The problem: Copy, from the entries below, each line in which the string "that" appears.

-- START OF Data in this exercise --

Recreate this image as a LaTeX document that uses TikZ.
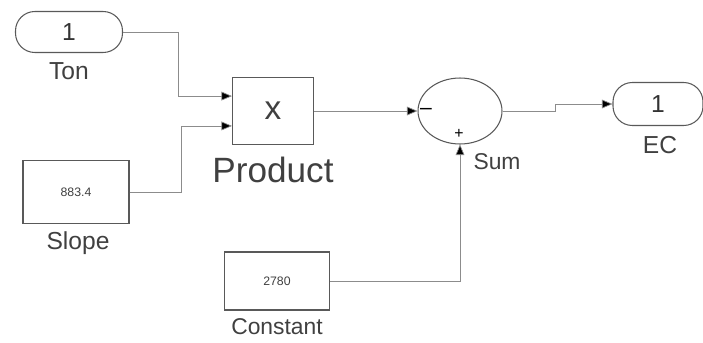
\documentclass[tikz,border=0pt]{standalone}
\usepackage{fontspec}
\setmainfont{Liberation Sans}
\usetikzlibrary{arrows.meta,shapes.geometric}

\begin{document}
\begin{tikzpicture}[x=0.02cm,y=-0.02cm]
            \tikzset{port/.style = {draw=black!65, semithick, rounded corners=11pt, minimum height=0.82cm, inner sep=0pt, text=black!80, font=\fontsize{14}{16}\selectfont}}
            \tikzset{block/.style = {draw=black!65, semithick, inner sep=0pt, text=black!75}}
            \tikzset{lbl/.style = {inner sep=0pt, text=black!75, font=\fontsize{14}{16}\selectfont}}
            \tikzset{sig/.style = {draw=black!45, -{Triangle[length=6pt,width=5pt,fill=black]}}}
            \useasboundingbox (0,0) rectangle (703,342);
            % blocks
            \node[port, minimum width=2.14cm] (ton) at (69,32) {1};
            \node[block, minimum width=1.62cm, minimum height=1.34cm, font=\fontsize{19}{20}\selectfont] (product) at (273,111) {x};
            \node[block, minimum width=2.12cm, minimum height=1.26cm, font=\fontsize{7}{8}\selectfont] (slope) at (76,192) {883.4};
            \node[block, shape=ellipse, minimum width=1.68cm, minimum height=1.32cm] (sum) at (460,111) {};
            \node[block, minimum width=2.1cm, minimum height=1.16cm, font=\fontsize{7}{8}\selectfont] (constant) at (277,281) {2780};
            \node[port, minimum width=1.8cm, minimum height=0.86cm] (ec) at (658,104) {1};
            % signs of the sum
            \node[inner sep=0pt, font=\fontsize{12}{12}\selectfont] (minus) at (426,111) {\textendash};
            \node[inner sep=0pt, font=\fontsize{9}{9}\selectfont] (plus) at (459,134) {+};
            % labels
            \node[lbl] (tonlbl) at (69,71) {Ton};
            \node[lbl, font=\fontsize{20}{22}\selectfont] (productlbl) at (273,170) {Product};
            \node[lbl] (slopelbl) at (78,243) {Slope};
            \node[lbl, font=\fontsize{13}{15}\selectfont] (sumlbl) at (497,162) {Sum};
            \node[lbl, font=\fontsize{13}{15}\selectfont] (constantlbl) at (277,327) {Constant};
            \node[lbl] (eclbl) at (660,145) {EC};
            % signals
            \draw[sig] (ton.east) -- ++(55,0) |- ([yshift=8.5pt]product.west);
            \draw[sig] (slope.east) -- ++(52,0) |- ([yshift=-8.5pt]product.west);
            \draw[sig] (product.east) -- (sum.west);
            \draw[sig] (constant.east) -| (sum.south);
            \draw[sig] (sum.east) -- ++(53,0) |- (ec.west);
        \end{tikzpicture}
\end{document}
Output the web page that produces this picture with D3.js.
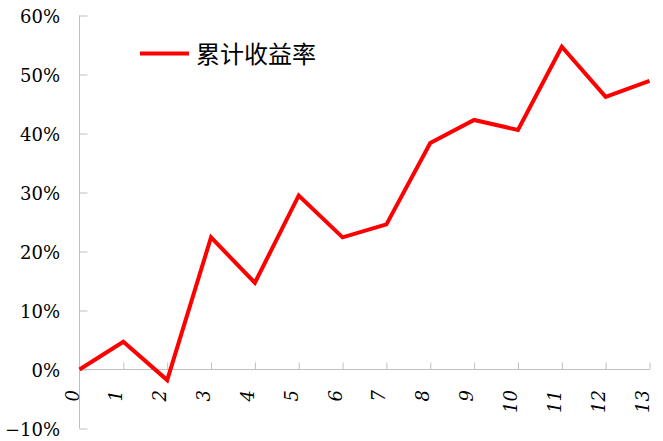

-- END OF Data in this exercise --

Complete answer:
Recreate this image as a LaTeX document that uses TikZ.
Output the web page that produces this picture with D3.js.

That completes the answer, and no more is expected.